**Given information:**
══════════

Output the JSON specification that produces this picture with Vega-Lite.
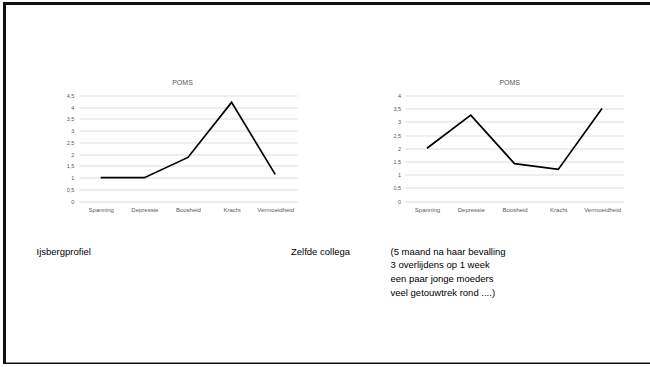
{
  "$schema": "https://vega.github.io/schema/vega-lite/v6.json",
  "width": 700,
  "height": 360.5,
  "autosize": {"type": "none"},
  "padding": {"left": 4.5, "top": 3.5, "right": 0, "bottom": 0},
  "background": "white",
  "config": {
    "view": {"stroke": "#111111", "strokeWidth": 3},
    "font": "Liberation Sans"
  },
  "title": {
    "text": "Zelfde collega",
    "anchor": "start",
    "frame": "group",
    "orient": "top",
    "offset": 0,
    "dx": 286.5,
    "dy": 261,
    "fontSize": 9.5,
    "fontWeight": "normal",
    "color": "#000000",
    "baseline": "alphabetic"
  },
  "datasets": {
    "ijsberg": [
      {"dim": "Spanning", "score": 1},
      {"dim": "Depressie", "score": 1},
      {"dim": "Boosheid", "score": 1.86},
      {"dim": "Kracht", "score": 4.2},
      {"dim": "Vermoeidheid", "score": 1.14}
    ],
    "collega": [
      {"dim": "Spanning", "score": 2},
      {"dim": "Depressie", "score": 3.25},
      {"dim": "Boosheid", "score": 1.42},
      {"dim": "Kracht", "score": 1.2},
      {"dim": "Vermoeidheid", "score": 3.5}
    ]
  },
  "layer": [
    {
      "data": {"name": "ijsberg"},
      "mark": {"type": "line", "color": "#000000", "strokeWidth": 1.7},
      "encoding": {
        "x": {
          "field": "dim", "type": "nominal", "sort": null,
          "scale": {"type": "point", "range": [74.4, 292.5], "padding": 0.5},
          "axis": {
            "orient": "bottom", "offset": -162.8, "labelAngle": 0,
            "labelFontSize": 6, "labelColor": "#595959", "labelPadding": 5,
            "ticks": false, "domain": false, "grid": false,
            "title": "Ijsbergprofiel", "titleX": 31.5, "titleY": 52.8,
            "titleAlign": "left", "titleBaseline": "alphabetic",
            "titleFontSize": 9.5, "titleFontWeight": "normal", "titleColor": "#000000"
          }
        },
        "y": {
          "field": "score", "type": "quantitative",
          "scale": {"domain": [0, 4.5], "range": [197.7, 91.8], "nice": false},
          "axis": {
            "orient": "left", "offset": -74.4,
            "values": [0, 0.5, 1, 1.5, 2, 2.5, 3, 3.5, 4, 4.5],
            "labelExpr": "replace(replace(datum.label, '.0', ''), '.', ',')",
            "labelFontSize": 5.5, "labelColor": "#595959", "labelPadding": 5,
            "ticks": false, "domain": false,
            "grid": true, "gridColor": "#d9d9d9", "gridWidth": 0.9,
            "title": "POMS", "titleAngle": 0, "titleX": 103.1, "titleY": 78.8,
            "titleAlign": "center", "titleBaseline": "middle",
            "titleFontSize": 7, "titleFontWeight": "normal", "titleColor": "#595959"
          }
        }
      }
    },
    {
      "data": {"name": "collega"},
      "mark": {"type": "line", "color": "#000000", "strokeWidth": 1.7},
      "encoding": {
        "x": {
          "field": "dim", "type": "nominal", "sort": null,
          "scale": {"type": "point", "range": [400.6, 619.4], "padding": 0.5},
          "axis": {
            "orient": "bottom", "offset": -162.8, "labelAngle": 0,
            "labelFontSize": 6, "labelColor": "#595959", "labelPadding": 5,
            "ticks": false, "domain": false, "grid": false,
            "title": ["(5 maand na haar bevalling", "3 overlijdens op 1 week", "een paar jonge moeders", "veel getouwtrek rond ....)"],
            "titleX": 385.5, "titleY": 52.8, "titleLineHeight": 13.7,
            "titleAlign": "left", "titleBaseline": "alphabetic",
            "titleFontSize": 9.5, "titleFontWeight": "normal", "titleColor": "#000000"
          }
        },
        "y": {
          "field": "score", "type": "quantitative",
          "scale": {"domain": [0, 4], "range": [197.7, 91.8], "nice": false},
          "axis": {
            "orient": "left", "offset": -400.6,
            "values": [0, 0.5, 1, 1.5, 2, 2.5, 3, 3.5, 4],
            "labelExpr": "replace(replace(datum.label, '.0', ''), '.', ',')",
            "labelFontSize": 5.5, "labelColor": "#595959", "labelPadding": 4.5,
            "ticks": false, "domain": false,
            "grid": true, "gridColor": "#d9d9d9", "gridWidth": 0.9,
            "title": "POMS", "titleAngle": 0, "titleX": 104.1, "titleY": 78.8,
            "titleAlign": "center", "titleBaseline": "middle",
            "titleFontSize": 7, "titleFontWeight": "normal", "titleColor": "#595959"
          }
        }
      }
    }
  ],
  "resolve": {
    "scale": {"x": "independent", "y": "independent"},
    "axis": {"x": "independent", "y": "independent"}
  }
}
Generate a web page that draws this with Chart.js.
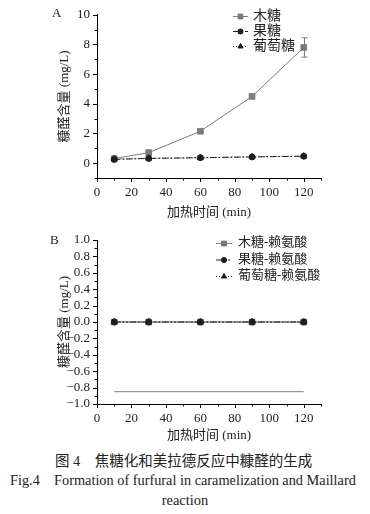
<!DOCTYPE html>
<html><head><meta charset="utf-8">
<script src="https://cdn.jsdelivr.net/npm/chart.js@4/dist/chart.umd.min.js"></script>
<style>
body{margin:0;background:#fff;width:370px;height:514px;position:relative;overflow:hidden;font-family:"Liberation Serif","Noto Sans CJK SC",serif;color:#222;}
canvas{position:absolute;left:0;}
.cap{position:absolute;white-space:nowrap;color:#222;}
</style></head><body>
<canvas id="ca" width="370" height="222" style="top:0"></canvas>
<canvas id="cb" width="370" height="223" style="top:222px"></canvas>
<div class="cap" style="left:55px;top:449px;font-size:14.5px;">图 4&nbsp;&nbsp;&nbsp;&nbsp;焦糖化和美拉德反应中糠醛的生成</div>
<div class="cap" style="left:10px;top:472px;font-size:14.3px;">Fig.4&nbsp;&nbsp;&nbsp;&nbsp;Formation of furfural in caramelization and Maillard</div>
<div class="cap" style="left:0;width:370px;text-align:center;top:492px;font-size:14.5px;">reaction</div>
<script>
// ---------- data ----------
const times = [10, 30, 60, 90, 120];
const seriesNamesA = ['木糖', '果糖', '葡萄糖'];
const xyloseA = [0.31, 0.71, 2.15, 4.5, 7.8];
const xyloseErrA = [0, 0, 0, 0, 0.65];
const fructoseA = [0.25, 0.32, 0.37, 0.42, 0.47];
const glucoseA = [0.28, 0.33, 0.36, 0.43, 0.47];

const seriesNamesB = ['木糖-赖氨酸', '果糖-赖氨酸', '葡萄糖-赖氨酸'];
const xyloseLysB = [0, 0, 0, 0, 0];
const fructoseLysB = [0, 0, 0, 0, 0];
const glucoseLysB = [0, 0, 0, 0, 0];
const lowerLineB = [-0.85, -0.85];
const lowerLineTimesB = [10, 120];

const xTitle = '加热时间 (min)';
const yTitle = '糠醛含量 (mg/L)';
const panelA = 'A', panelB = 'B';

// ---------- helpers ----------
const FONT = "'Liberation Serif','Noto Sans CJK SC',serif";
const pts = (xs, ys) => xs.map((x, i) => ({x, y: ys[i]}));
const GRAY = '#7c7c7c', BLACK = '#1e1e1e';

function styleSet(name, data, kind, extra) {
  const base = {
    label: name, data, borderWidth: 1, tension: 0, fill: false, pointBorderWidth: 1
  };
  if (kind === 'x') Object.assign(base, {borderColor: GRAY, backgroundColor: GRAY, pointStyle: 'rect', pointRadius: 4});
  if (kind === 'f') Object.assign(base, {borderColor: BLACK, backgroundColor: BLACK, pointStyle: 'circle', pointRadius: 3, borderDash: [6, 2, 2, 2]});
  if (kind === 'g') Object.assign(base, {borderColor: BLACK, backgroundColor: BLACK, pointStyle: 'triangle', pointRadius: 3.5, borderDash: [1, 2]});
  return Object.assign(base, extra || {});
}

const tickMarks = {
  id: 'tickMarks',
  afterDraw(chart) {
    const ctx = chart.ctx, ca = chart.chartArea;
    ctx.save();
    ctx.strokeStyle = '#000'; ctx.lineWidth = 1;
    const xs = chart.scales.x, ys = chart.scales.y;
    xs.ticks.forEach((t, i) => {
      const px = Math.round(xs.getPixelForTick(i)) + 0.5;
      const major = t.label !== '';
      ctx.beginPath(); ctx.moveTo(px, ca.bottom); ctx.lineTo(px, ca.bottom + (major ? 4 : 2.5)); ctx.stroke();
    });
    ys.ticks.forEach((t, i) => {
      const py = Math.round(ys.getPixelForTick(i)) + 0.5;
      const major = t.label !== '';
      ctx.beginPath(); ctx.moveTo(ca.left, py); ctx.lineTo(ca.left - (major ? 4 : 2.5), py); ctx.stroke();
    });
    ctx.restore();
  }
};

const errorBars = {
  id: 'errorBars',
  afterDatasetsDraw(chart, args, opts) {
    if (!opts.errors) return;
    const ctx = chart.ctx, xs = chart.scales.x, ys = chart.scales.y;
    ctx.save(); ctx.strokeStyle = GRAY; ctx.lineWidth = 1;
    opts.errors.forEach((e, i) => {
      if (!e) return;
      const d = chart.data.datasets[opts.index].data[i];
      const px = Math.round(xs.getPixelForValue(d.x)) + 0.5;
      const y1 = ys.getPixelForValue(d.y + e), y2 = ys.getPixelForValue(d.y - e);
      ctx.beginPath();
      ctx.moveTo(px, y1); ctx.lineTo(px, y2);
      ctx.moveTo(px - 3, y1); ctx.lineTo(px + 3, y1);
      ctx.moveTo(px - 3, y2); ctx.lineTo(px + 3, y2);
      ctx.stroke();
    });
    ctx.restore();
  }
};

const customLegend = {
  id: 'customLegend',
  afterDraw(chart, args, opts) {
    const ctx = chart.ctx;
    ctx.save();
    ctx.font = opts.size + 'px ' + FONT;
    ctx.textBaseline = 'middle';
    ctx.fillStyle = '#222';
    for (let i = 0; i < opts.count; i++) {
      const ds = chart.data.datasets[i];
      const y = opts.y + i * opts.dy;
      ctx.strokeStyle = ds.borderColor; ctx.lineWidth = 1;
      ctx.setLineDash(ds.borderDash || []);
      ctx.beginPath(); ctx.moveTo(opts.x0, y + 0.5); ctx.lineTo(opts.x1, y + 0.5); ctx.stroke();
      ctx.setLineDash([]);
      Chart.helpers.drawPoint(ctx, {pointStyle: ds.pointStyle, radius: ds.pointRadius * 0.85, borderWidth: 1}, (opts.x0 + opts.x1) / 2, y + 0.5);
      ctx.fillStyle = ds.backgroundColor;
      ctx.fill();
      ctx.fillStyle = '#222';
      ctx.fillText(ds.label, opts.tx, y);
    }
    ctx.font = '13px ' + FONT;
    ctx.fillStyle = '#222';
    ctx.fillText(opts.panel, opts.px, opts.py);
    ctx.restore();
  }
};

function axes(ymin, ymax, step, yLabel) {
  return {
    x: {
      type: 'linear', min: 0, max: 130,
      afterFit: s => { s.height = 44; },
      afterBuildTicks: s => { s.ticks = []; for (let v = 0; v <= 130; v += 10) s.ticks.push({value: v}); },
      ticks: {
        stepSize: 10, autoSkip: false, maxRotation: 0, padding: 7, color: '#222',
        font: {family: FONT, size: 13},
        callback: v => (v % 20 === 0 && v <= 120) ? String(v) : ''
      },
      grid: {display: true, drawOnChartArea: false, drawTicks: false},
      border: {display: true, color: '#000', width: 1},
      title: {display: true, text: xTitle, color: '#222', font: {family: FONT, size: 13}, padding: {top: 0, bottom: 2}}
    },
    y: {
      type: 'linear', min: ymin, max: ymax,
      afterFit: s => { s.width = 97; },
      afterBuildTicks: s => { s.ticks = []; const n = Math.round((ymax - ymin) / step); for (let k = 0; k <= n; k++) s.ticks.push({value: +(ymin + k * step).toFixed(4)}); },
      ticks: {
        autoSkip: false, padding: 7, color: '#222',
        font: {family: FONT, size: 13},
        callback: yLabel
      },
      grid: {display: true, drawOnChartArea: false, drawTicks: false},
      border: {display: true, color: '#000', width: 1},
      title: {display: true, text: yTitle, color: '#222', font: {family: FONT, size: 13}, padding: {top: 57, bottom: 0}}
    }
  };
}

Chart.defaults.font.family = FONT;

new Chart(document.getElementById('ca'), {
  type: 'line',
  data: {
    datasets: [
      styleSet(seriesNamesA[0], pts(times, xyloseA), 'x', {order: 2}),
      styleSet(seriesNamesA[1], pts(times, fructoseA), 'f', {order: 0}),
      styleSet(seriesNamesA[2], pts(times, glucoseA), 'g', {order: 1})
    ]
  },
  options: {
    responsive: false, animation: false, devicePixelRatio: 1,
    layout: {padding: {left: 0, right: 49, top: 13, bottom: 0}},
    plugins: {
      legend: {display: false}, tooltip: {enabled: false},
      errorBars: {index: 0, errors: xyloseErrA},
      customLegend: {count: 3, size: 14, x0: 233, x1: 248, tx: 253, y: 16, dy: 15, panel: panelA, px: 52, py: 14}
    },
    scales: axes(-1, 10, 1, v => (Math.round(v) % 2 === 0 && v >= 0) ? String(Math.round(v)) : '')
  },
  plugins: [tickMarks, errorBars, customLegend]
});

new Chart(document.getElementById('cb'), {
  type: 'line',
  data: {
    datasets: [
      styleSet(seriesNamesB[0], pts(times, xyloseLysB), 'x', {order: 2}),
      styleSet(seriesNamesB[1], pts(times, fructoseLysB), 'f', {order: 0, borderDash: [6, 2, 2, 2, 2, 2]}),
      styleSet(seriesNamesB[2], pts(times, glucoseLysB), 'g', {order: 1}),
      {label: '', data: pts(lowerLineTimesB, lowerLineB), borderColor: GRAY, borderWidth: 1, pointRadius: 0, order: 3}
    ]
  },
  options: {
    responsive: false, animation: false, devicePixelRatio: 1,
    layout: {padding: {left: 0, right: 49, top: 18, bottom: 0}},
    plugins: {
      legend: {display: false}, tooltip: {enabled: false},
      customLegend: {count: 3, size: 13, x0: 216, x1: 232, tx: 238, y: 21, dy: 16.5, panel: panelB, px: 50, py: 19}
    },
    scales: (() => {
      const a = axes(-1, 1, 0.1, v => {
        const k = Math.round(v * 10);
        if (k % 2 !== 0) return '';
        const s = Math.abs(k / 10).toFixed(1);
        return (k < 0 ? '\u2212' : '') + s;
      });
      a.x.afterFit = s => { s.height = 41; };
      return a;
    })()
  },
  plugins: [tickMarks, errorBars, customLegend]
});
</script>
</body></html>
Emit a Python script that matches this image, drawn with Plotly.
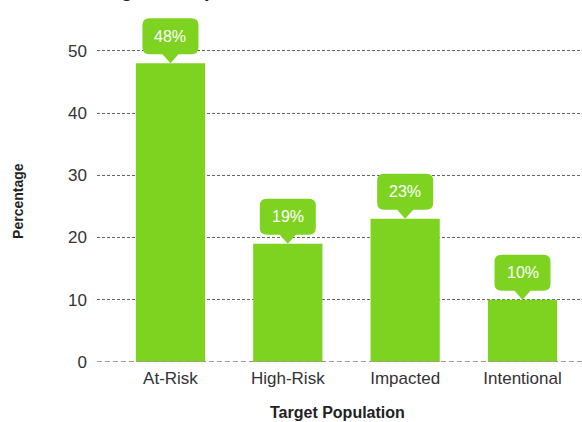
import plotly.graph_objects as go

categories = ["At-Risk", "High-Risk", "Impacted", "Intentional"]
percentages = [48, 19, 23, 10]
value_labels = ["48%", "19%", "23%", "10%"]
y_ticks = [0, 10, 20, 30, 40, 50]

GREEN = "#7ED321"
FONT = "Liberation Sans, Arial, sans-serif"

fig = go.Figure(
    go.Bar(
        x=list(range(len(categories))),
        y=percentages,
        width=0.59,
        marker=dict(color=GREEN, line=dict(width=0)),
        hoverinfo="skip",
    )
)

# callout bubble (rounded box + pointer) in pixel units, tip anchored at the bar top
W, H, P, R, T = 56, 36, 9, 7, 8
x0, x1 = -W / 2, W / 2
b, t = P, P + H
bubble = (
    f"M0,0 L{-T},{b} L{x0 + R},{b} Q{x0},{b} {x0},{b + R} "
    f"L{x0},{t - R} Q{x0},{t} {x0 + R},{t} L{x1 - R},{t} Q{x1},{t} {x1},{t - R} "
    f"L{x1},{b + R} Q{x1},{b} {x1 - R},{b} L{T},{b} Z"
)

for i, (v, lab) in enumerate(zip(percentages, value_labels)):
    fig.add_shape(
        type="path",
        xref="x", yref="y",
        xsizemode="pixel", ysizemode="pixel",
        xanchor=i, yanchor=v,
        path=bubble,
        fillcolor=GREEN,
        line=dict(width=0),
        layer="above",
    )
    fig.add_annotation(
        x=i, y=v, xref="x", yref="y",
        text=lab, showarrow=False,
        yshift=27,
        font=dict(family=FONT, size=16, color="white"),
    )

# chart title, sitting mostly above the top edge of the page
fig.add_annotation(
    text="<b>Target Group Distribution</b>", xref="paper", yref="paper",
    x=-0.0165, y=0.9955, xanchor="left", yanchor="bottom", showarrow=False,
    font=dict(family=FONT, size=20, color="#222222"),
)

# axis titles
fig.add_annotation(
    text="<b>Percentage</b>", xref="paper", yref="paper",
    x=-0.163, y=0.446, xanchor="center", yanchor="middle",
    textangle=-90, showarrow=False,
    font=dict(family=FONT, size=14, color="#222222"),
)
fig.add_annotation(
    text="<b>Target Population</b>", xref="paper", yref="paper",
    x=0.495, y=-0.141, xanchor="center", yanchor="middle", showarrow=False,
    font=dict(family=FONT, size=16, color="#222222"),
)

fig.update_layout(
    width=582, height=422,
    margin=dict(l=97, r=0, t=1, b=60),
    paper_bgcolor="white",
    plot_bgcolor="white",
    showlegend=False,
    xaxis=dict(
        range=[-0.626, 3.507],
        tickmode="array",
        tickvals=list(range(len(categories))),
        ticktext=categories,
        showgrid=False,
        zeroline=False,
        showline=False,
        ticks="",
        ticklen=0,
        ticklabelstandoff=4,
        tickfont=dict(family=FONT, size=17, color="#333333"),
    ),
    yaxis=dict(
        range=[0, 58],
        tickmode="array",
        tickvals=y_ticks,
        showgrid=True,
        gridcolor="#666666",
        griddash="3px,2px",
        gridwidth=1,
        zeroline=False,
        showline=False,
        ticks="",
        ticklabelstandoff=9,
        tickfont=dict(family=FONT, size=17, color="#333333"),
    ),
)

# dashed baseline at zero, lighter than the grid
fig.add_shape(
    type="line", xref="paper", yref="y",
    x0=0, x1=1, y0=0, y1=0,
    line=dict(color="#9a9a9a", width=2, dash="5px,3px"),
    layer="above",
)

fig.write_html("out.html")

══════════

Write out again exactly the lines above from the one with "Generate a web" through the one with "const glucoseA = [0.28, 0.33, 0.36, 0.43, 0.47];", adding no other lines and no pictures.

Generate a web page that draws this with Chart.js.
<!DOCTYPE html>
<html><head><meta charset="utf-8">
<script src="https://cdn.jsdelivr.net/npm/chart.js@4/dist/chart.umd.min.js"></script>
<style>
body{margin:0;background:#fff;width:370px;height:514px;position:relative;overflow:hidden;font-family:"Liberation Serif","Noto Sans CJK SC",serif;color:#222;}
canvas{position:absolute;left:0;}
.cap{position:absolute;white-space:nowrap;color:#222;}
</style></head><body>
<canvas id="ca" width="370" height="222" style="top:0"></canvas>
<canvas id="cb" width="370" height="223" style="top:222px"></canvas>
<div class="cap" style="left:55px;top:449px;font-size:14.5px;">图 4&nbsp;&nbsp;&nbsp;&nbsp;焦糖化和美拉德反应中糠醛的生成</div>
<div class="cap" style="left:10px;top:472px;font-size:14.3px;">Fig.4&nbsp;&nbsp;&nbsp;&nbsp;Formation of furfural in caramelization and Maillard</div>
<div class="cap" style="left:0;width:370px;text-align:center;top:492px;font-size:14.5px;">reaction</div>
<script>
// ---------- data ----------
const times = [10, 30, 60, 90, 120];
const seriesNamesA = ['木糖', '果糖', '葡萄糖'];
const xyloseA = [0.31, 0.71, 2.15, 4.5, 7.8];
const xyloseErrA = [0, 0, 0, 0, 0.65];
const fructoseA = [0.25, 0.32, 0.37, 0.42, 0.47];
const glucoseA = [0.28, 0.33, 0.36, 0.43, 0.47];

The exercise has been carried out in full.